Stonehenge-Megalithe als Soundverstärker?

Moderatoren: Sculpteur, Nils B., Turms Kreutzfeldt, Hans T., Chris, ulfr

Stonehenge-Megalithe als Soundverstärker?

Beitragvon Blattspitze » 02.09.2020 06:48

Experimente mit einem 1:12 Modell legen nahe, dass Ansprachen und Musik um bis zu 20% verstärkt werden konnten:
The study suggests that the strong reverberations of instruments such as drums and lurs, a kind of bronze horn, would have been amplified between ten and 20 percent when played in the monument’s inner sanctum.
https://www.archaeology.org/news/8987-2 ... stic-model

Originalartikel:
With social rituals usually involving sound, an archaeological understanding of a site requires the acoustics to be assessed. This paper demonstrates how this can be done with acoustic scale models.
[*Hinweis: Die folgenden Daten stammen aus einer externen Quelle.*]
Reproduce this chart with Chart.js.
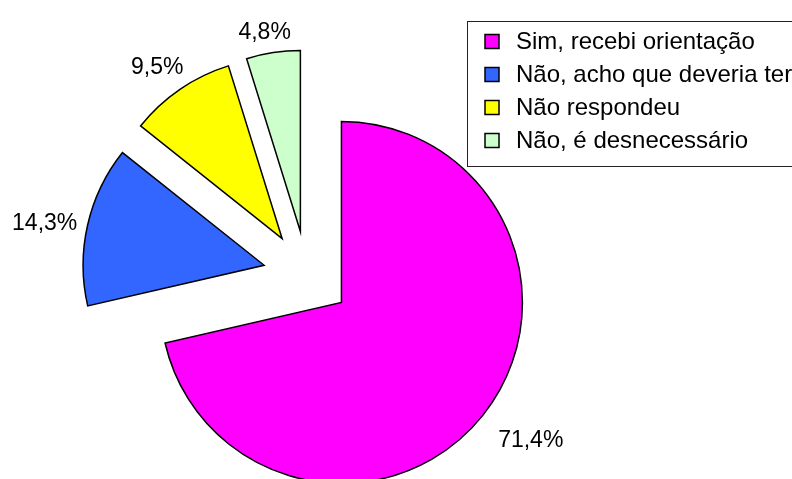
<!DOCTYPE html>
<html>
<head>
<meta charset="utf-8">
<script src="https://cdn.jsdelivr.net/npm/chart.js@4/dist/chart.umd.min.js"></script>
<style>
  html, body { margin: 0; padding: 0; background: #fff; }
  #wrap { width: 792px; height: 479px; position: relative; }
</style>
</head>
<body>
<div id="wrap"><canvas id="chart"></canvas></div>
<script>
const categories = ['Sim, recebi orientação', 'Não, acho que deveria ter', 'Não respondeu', 'Não, é desnecessário'];
const percentages = [71.4, 14.3, 9.5, 4.8];
const sliceColors = ['#FF00FF', '#3366FF', '#FFFF00', '#CCFFCC'];

const LABEL_FONT = '23px "Liberation Sans", Arial, sans-serif';
const LEGEND_FONT = '24px "Liberation Sans", Arial, sans-serif';
const EXPLODE = 44;
// small hand nudges so the labels sit where Excel put them
const labelNudge = [[8, -6], [0, 8], [-4, 6], [-5, 4]];

// push every slice out along its own mid-angle (Excel style explosion)
const explodePlugin = {
    id: 'explode',
    afterDatasetUpdate(chart, args) {
        args.meta.data.forEach(function (arc) {
            const mid = (arc.startAngle + arc.endAngle) / 2;
            arc.x += Math.cos(mid) * EXPLODE;
            arc.y += Math.sin(mid) * EXPLODE;
        });
    }
};

const labelPlugin = {
    id: 'pctLabels',
    afterDatasetsDraw(chart) {
        const ctx = chart.ctx;
        const meta = chart.getDatasetMeta(0);
        ctx.save();
        ctx.font = LABEL_FONT;
        ctx.fillStyle = '#000';
        ctx.textAlign = 'center';
        ctx.textBaseline = 'middle';
        meta.data.forEach(function (arc, i) {
            const txt = percentages[i].toFixed(1).replace('.', ',') + '%';
            const mid = (arc.startAngle + arc.endAngle) / 2;
            const cx = Math.cos(mid), cy = Math.sin(mid);
            const hw = ctx.measureText(txt).width / 2, hh = 10;
            const ext = Math.abs(cx) * hw + Math.abs(cy) * hh;
            const gap = i === 0 ? 19 : 10;
            const d = arc.outerRadius + gap + ext;
            ctx.fillText(txt, arc.x + cx * d + labelNudge[i][0], arc.y + cy * d + labelNudge[i][1]);
        });
        ctx.restore();
    }
};

const legendPlugin = {
    id: 'boxLegend',
    afterDraw(chart) {
        const ctx = chart.ctx;
        ctx.save();
        ctx.strokeStyle = '#222';
        ctx.lineWidth = 1;
        ctx.strokeRect(467.5, 21.5, 340, 145);
        ctx.font = LEGEND_FONT;
        ctx.textBaseline = 'middle';
        categories.forEach(function (name, i) {
            const y = 41.5 + i * 33;
            ctx.fillStyle = sliceColors[i];
            ctx.fillRect(485, y - 7, 14, 14);
            ctx.strokeStyle = '#000';
            ctx.lineWidth = 1.5;
            ctx.strokeRect(485, y - 7, 14, 14);
            ctx.fillStyle = '#000';
            ctx.fillText(name, 516, y + 1);
        });
        ctx.restore();
    }
};

new Chart(document.getElementById('chart'), {
    type: 'pie',
    data: {
        labels: categories,
        datasets: [{
            data: percentages,
            backgroundColor: sliceColors,
            borderColor: '#000',
            borderWidth: 1.5,
            borderJoinStyle: 'miter',
            radius: 181,
            clip: false
        }]
    },
    options: {
        responsive: true,
        maintainAspectRatio: false,
        animation: false,
        layout: { padding: { left: 0, right: 178, top: 71, bottom: 0 } },
        plugins: {
            legend: { display: false },
            tooltip: { enabled: false }
        }
    },
    plugins: [explodePlugin, labelPlugin, legendPlugin]
});
</script>
</body>
</html>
Scale modelling is an established method in architectural acoustics, but it has not previously been applied to prehistoric monuments. The Stonehenge model described here allows the acoustics in the Late Neolithic and early Bronze Age to be quantified and the effects on musical sounds and speech to be inferred. It was found that the stone reflections create an average mid-frequency reverberation time of (0.64 ± 0.03) seconds and an amplification of (4.3 ± 0.9) dB for speech. ... The amplification could have aided speech communication and the reverberation improved musical sounds.